Common holding jurisdictions include the Netherlands, Luxembourg, Singapore, the British Virgin Islands (BVI), and the Cayman Islands. Each offers distinct advantages: the Netherlands benefits from an extensive tax treaty network and a participation exemption on dividends; Singapore offers low corporate tax rates (17%) and strong treaty access across Asia; the BVI and Cayman Islands provide maximum structural flexibility with minimal regulatory burden, making them suitable for investment holding rather than active operations.

UAE Free Zones: A Compelling Option

The United Arab Emirates has emerged as a particularly attractive holding and operational jurisdiction following the introduction of a 9% corporate tax in 2023 — still one of the lowest among major economies. UAE free zones such as the Abu Dhabi Global Market (ADGM), the Dubai International Financial Centre (DIFC), and the Sharjah Publishing City Free Zone (SPC) offer zero corporate tax on qualifying income, 100% foreign ownership, and unrestricted profit and capital repatriation.

Free zone entities are particularly well-suited to holding intellectual property, providing intra-group services, and managing regional operations across the Middle East, Africa, and South Asia. The DIFC and ADGM additionally benefit from English common law legal frameworks, providing a familiar and enforceable legal environment for international counterparties.

Transfer Pricing and OECD Compliance

Cross-border restructurings must be designed with the OECD's Base Erosion and Profit Shifting (BEPS) framework firmly in mind. Transfer pricing — the pricing of intra-group transactions — is subject to increasing scrutiny globally, and structures that lack genuine economic substance or that price transactions on non-arm's length terms face significant recharacterisation risk.
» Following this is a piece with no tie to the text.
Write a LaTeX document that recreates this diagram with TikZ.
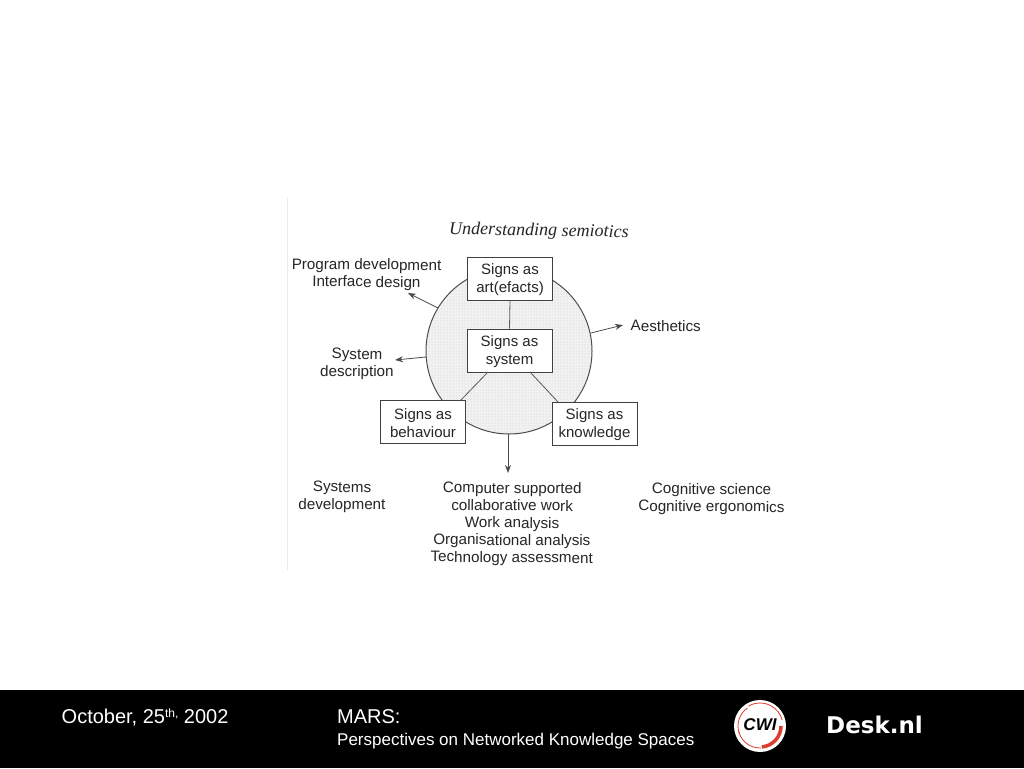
\documentclass[tikz,border=0pt]{standalone}
\usepackage{fontspec}
\setmainfont{Liberation Sans}
\newfontfamily\serifit{Liberation Serif}
\newfontfamily\deskfont{DejaVu Sans}
\usetikzlibrary{arrows.meta,patterns}
\definecolor{cwired}{RGB}{222,60,45}
\newcommand\bxs{\rule{0pt}{13.5pt}}
\tikzset{
  x=1pt,y=-1pt,
  lab/.style={font=\fontsize{15.2}{17.3}\selectfont,align=center,text=black!85,inner sep=0pt,rotate=-0.5},
  boxn/.style={draw=black!75,line width=1pt,fill=white,minimum width=85pt,minimum height=43pt,inner sep=0pt,align=center,font=\fontsize{15}{17.5}\selectfont,text=black!85},
  arr/.style={draw=black!70,line width=0.8pt,-{Stealth[length=8pt,width=6pt]}},
  link/.style={draw=black!65,line width=0.8pt},
  foot/.style={text=white,inner sep=0pt,anchor=base west}
}
\begin{document}
\begin{tikzpicture}
\useasboundingbox (0,0) rectangle (1024,768);
\fill[white] (0,0) rectangle (1024,768);
\fill[black] (0,690) rectangle (1024,768);
\draw[black!8,line width=0.8pt] (287,197) -- (287,570);
% circle
\node[circle,draw=black!70,line width=1pt,fill=black!5,minimum size=166pt,inner sep=0pt] (disc) at (509,351) {};
\fill[pattern=dots,pattern color=black!25] (509,351) circle (82);
% coordinates on the rim / free ends
\coordinate (rimA) at (438,308);
\coordinate (endA) at (408,293);
\coordinate (rimB) at (426,357);
\coordinate (endB) at (395,360);
\coordinate (rimC) at (591,333);
\coordinate (endC) at (623,325);
\coordinate (rimD) at (508,434);
\coordinate (endD) at (508,473);
% boxes
\node[boxn] (art) at (510,278.5) {\bxs Signs as\\art(efacts)};
\node[boxn] (sys) at (509.5,350.5) {\bxs Signs as\\system};
\node[boxn] (beh) at (423,422) {\bxs Signs as\\behaviour};
\node[boxn] (kno) at (594.5,423.5) {\bxs Signs as\\knowledge};
% links
\coordinate (sysSW) at (488,372);
\coordinate (sysSE) at (530,372);
\coordinate (behNE) at (460,401);
\coordinate (knoNW) at (558,402);
\draw[link] (art.south) -- (sys.north);
\draw[link] (sysSW) -- (behNE);
\draw[link] (sysSE) -- (knoNW);
% arrows
\draw[arr] (rimA) -- (endA);
\draw[arr] (rimB) -- (endB);
\draw[arr] (rimC) -- (endC);
\draw[arr] (rimD) -- (endD);
% labels
\node[font=\serifit\itshape\fontsize{18}{20}\selectfont,text=black!85,inner sep=0pt,rotate=-1] (title) at (539,231.5) {Understanding semiotics};
\node[lab] (l1) at (366.5,274.5) {Program development\\Interface design};
\node[lab] (l2) at (357,364) {System\\description};
\node[lab,anchor=west] (l3) at (630.5,325.5) {Aesthetics};
\node[lab] (l4) at (342,497) {Systems\\development};
\node[lab] (l5) at (512,524) {Computer supported\\collaborative work\\Work analysis\\Organisational analysis\\Technology assessment};
\node[lab] (l6) at (711.5,499) {Cognitive science\\Cognitive ergonomics};
% footer
\node[foot,font=\fontsize{20}{20}\selectfont] (date) at (61.5,723.5) {October, 25\raisebox{6.5pt}{\fontsize{12}{12}\selectfont th,} 2002};
\node[foot,font=\fontsize{20}{20}\selectfont] (mars) at (337,723.5) {MARS:};
\node[foot,font=\fontsize{17}{20}\selectfont] (persp) at (337,745) {Perspectives on Networked Knowledge Spaces};
% CWI logo
\node[circle,fill=white,minimum size=52pt,inner sep=0pt] (cwi) at (760,726) {};
\draw[cwired,line width=0.8pt] (760,726) ++(-120:23) arc[start angle=-120,end angle=-15,radius=23];
\draw[cwired,line width=0.8pt] (760,726) ++(160:22) arc[start angle=160,end angle=235,radius=22];
\draw[cwired,line width=0.8pt] (760,726) ++(88:22) arc[start angle=88,end angle=165,radius=22];
\draw[cwired,line width=3.5pt] (760,726) ++(0:21) arc[start angle=0,end angle=85,radius=21];
\node[font=\bfseries\itshape\fontsize{17}{17}\selectfont,text=black,inner sep=0pt] (cwit) at (760,725) {CWI};
\node[font=\deskfont\bfseries\fontsize{23}{24}\selectfont,text=white,inner sep=0pt] (desk) at (874.5,725) {Desk.nl};
\end{tikzpicture}
\end{document}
The UAE's implementation of the OECD's Common Reporting Standard (CRS) and its commitment to automatic exchange of information with over 100 partner jurisdictions means that the era of purely opaque offshore structures is over. Successful restructurings today are built on genuine substance: real offices, employees with relevant expertise, and demonstrable economic activity in the jurisdictions where profits are reported.

Execution Considerations

The mechanics of a cross-border restructuring — including the transfer of assets, shares, and IP between entities — must be carefully managed to avoid triggering unintended capital gains taxes, stamp duties, or value-added tax charges. The sequencing of transactions, the valuation basis for asset transfers, and the treatment of accumulated profits all require specialist legal and tax advice. Engaging advisory teams with deep local expertise in each relevant jurisdiction is not optional — it is the difference between a restructuring that achieves its objectives and one that creates costly problems.